**Task instructions**
Reply with one number only: the count of lines below that contain the word "matplotlib".

**Given records**
============
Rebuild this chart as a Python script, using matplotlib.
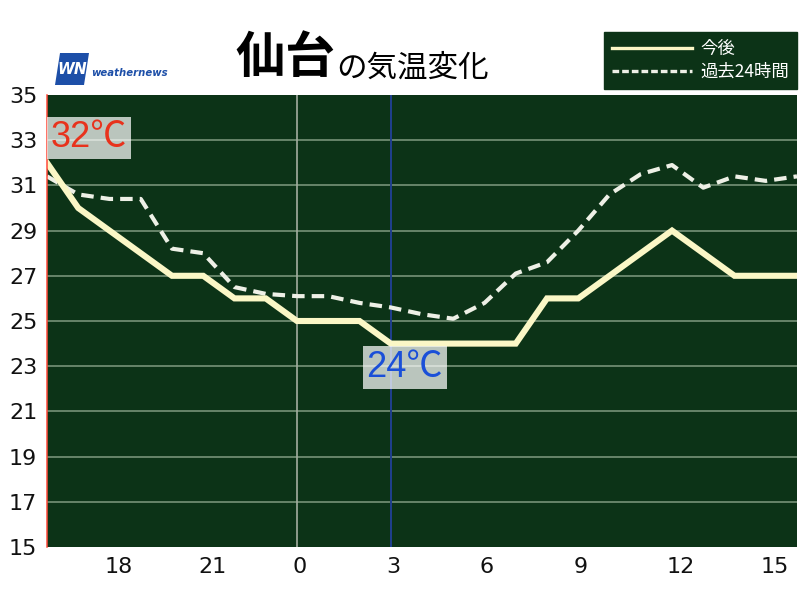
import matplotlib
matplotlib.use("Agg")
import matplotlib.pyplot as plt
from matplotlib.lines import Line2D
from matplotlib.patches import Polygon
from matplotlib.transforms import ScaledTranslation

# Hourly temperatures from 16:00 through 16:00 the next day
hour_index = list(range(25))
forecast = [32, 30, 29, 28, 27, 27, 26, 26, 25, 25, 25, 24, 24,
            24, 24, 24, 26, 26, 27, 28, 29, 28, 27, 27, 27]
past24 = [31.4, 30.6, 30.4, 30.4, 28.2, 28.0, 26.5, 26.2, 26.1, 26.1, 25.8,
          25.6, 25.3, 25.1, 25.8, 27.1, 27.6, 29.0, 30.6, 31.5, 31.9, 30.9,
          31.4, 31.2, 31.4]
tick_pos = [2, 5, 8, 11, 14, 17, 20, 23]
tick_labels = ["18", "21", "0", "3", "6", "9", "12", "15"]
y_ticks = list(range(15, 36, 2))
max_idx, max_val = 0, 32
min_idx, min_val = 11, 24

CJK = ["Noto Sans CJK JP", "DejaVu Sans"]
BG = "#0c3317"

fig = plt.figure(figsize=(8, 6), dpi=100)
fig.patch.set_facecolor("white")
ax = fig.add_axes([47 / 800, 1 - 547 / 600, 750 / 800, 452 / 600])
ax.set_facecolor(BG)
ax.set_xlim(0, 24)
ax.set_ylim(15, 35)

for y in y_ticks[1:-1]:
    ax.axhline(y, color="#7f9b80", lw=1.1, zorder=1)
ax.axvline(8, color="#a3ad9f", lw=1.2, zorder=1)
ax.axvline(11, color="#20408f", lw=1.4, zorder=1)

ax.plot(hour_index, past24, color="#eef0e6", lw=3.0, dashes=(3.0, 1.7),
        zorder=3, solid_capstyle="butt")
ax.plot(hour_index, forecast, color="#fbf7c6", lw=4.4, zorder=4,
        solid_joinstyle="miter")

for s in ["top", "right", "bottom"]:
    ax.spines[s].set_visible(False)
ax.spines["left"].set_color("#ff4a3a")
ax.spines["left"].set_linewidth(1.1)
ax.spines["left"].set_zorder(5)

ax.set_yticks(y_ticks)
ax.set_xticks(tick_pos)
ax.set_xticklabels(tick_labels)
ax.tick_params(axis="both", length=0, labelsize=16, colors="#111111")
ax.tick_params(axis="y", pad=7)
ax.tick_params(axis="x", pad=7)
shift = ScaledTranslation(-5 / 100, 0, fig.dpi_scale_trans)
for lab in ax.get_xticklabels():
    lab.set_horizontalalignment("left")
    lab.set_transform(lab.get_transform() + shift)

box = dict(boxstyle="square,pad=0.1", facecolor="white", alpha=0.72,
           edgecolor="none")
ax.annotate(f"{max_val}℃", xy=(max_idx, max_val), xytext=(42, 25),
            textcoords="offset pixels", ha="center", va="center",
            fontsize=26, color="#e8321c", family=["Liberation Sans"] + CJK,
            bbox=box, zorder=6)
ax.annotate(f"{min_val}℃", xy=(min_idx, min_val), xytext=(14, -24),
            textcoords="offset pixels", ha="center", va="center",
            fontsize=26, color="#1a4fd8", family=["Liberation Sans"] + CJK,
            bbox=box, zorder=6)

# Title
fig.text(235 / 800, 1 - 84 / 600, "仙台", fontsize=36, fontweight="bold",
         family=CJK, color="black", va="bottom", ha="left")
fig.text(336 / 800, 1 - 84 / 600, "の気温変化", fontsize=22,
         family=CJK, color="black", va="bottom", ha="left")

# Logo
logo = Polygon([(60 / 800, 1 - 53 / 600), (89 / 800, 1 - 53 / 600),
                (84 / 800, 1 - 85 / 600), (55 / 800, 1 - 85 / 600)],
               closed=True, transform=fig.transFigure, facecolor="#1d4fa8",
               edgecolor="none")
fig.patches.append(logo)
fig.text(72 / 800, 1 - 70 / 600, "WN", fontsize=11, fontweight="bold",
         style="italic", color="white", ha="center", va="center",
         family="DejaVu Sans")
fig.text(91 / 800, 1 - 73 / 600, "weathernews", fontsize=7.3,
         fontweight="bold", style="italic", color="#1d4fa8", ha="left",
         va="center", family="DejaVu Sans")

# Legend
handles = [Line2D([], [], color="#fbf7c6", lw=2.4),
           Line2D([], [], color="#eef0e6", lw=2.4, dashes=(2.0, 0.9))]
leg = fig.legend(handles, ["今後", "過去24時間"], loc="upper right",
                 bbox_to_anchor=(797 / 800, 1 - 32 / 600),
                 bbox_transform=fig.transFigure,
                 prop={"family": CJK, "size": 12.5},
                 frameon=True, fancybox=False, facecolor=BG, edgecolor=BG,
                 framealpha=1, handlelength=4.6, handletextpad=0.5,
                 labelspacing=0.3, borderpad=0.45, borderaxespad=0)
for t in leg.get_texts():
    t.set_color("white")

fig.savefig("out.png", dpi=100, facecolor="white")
============
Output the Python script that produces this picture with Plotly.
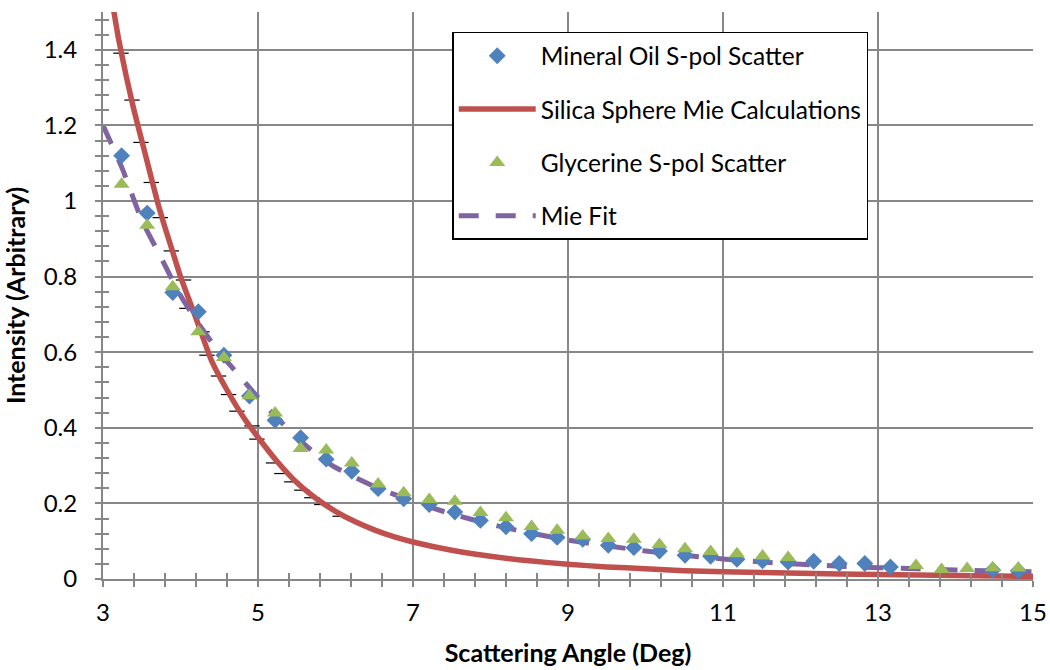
============
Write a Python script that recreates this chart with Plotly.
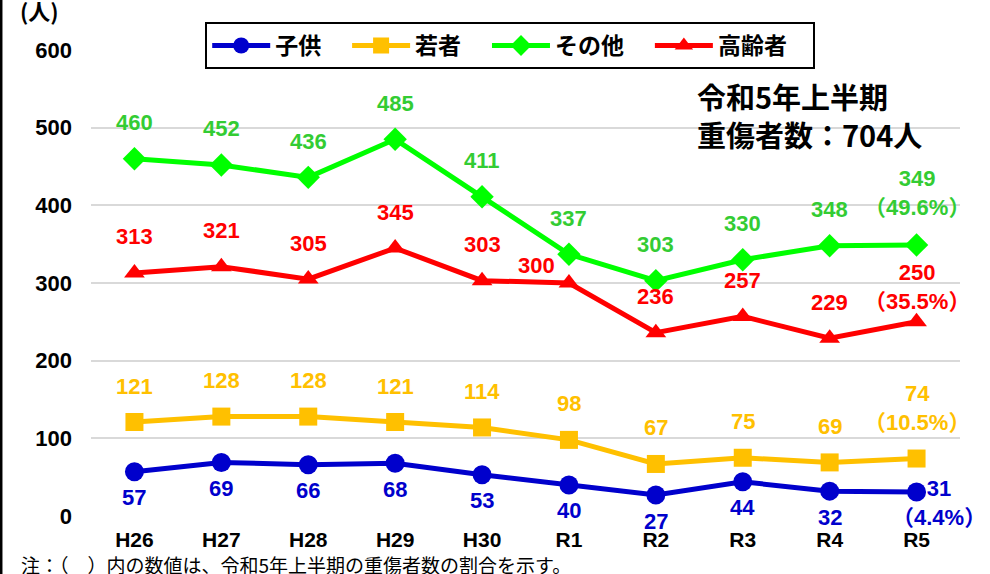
============
**Solution to this task**
7